By raising rates, the Fed is implicitly suggesting that it has found the flaw. Thus, the Fed can resume normal operations. But the Fed has not found the flaw. That’s why the risk of a financial crisis 2017 is so high. Now, as to when that crisis might materialize, there is no clear answer, but its signs have already been knocking at the door, and you should not ignore them.
Collapse of Global Trade Is Already Happening
There is palpable fragility in the global macroeconomic system. Meanwhile, the latter is under attack from a series of potentially dangerous scenarios. One of the biggest of these is the unavoidable collapse of global trade. That is not an accident; the current White House is acting to achieve this very goal, despite the fact that Trump hopes to increase American exports.
The chart below illustrates the direction of world trade over the next few years.

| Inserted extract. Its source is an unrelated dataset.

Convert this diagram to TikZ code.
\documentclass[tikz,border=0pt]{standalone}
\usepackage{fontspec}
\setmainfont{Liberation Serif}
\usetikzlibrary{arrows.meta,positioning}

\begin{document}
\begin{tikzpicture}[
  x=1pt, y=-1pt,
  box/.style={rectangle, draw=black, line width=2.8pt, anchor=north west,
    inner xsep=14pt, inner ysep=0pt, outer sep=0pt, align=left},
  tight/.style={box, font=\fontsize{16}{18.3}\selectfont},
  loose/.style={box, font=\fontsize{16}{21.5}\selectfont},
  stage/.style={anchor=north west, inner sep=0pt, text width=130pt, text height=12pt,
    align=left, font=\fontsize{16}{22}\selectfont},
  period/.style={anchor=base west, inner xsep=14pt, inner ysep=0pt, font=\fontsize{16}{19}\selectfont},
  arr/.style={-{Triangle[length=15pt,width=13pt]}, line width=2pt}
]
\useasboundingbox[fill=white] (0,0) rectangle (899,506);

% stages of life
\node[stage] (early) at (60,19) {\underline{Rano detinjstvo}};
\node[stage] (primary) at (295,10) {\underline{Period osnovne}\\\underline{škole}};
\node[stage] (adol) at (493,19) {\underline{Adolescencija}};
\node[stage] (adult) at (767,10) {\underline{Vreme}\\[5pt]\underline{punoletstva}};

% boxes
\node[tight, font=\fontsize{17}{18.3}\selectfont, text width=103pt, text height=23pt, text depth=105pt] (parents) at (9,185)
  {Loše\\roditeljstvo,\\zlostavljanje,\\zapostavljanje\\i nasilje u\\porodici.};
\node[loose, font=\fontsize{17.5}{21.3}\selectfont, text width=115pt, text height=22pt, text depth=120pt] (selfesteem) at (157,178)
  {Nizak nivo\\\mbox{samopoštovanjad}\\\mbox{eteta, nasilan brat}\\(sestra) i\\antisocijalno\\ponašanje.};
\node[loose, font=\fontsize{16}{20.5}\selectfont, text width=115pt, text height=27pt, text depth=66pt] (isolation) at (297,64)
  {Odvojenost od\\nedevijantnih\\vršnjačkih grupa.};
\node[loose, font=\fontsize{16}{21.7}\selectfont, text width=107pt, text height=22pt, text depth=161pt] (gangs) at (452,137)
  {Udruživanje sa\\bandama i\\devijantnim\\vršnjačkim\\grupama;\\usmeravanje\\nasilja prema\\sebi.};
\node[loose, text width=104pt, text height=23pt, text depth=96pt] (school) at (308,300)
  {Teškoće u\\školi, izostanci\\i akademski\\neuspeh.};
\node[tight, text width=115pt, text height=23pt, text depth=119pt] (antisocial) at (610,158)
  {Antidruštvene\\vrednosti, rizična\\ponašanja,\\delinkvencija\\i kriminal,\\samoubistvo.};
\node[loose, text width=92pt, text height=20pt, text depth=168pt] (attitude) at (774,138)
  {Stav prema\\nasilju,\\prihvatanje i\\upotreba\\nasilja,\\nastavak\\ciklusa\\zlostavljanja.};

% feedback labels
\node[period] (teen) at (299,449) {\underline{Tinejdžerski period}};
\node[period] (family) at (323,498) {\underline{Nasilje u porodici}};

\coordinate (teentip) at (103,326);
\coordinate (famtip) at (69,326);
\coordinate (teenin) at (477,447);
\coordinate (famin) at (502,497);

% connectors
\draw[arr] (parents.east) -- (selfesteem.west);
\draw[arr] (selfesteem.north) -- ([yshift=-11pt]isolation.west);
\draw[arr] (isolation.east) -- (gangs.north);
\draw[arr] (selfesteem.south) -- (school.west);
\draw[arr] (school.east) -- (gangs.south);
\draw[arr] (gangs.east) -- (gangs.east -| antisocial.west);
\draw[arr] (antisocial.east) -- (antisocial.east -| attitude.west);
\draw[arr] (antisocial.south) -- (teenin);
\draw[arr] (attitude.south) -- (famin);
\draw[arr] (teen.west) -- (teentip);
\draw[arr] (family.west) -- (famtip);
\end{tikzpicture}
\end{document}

Clearly, trade has not recovered from pre-2007/2008 financial crisis levels. China’s exports, which reflect the health of global demand, have dropped 10 percent compared to 2015. Indeed, Chinese exports have dropped every month since 2015.
Meanwhile, China has shown a slowdown in its own demand. That measures the potential of other exporting countries such as the United States. Those statistics are matched by a corresponding decline in the value and volume of global maritime trade. In 2016, about 90.0% of major maritime transport companies, such as Maersk, for instance, have reported heavy losses.
The container shipping industry has taken a major hit. Many giants of the industry, such as Hanjin Shipping Co Ltd (KRX:117930) or Hyundai Merchant Marine Co Ltd (KRX:011200) have taken billions of dollars in losses over 2016. (Source: “Hyundai Merchant Sees More Losses on Shipping Industry Glut,” GCaptain, February 7, 2017.)
As it happens, Hanjin Shipping went bankrupt. If the world’s top economies were really growing, one would expect trade and shipping demand to increase. Instead, there has been a shipping glut.
Inasmuch as Trump wants the U.S. to grow and prosper independently of the global system, it won’t happen overnight. The U.S. will remain at the whim of the global system for some time. And the fact remains that the global system presents several doomsday scenarios in which the world’s leading economic powers (the G7) are concerned.
Most of those powers are in Europe, and they use the euro. In 2017, the euro will have to withstand at least three elections that threaten its future. The Dutch elections in mid-March are the first real test. Then France goes to vote in the first round of the presidential elections in April. Then it’s Germany’s turn. Possibly, Italy will have a vote as well.
The polls show a growing anti-euro sentiment. Each of these elections could send a blow across the Atlantic. The S&P 500 index, which has been soaring, could suddenly reverse course. Such is the context against which Janet Yellen is raising interest rates.
Over the past seven years, the S&P 500 index has seen almost exponential growth. It has gained over 250% thanks, in large part, to the soft Fed policy. If the Janet Yellen rate hikes should interrupt this course, the results could be apocalyptic.